Thursday, December 15, 2022

The Saints Who Made Christmas: Francis

It was a dark Christmas Eve in the year 1223, and hundreds of townspeople had gathered outside a local cave to watch a man give a demonstration. They held flickering candles and wore many layers to protect from the merciless cold. The man who led the demonstration was a poor religious of average height, his hair shaved into the tonsure style, and he wore no shoes. He appeared to be a dirty outcast to anyone from outside the small town of Greccio, but everyone there knew and loved him. So who was this well-loved friar, and what had he gathered the people for?

Francis had just come to Greccio from a pilgrimage to the Holy Land.
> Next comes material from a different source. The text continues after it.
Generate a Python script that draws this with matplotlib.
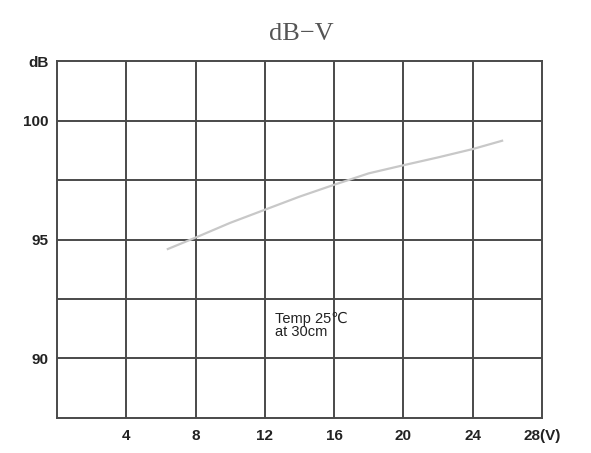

It had been a long, exhausting journey of 1984 miles there and 1984 miles back, but Francis had never been more inspired. He considered the journey, no matter how long and perilous it was, to be the most important physical journey of his life, and he had returned to his beloved Italy a changed man. His love for Jesus, especially for the Christ Child, had swelled while visiting Bethlehem, and now Francis wanted to do something to honor the humble earthly beginnings of the Messiah to replicate his life-changing experience for others who could not make the long journey to see Bethlehem. 

And so Francis had an idea. Covertly, away from the eyes of the people, he began to prepare a Christmas surprise for them. He found a cave a ways from the city and began to stock it with oxen and donkeys and hay. He crafted a manger and found people to represent the people present at the birth of Christ. Finally, it was ready!

Francis showed his work to his brothers first before sending them out to tell the townspeople of the exciting event that would transpire the next day in the cave outside their town. People were at first confused, but when they heard Francis’ name, they became excited, wondering what the radical friar would do next.

The turnout was exceptional, and as Francis exited the cave from the last-minute preparations, he instantly thanked G’D at the sight of the people, waiting to see. Francis nodded to them, and let them come forward to see his Christmas scene, which he had toiled so hard on. Francis pulled out the Biblical account of the birth of Christ from Saint Luke’s Gospel and began to read in a loud voice, so all could hear and reflect on the incredible event of Christ’s birth. 

“Now it happened that, while they were there, the time came for her to have her child,” Francis read, “and she gave birth to a son, her first-born. She wrapped him in swaddling clothes and laid him in a manger because…”

At that moment, Francis paused reading and went to kneel in front of the manger. The people, singing songs of praise, craned their necks in order to see what Francis was doing. 

Francis could not believe his eyes. There, in the manger, lay a small child - a baby! - sleeping. Instantly, Francis gently took the child into his arms and began to cry. Everything around him melted away, and to Francis, there was only the Christ Child in his arms. 

This Christmas miracle, born from the mind of Saint Francis, is a practice still widely used today. This is the origin of the nativities you see in your home, which are brought forth from boxes and put in prominent places for all to see. So even if you cannot travel to Bethlehem, as many of us cannot, you can still treasure the events that happened there through a scene, carefully replicated from one crafted by Saint Francis just under eight hundred years ago!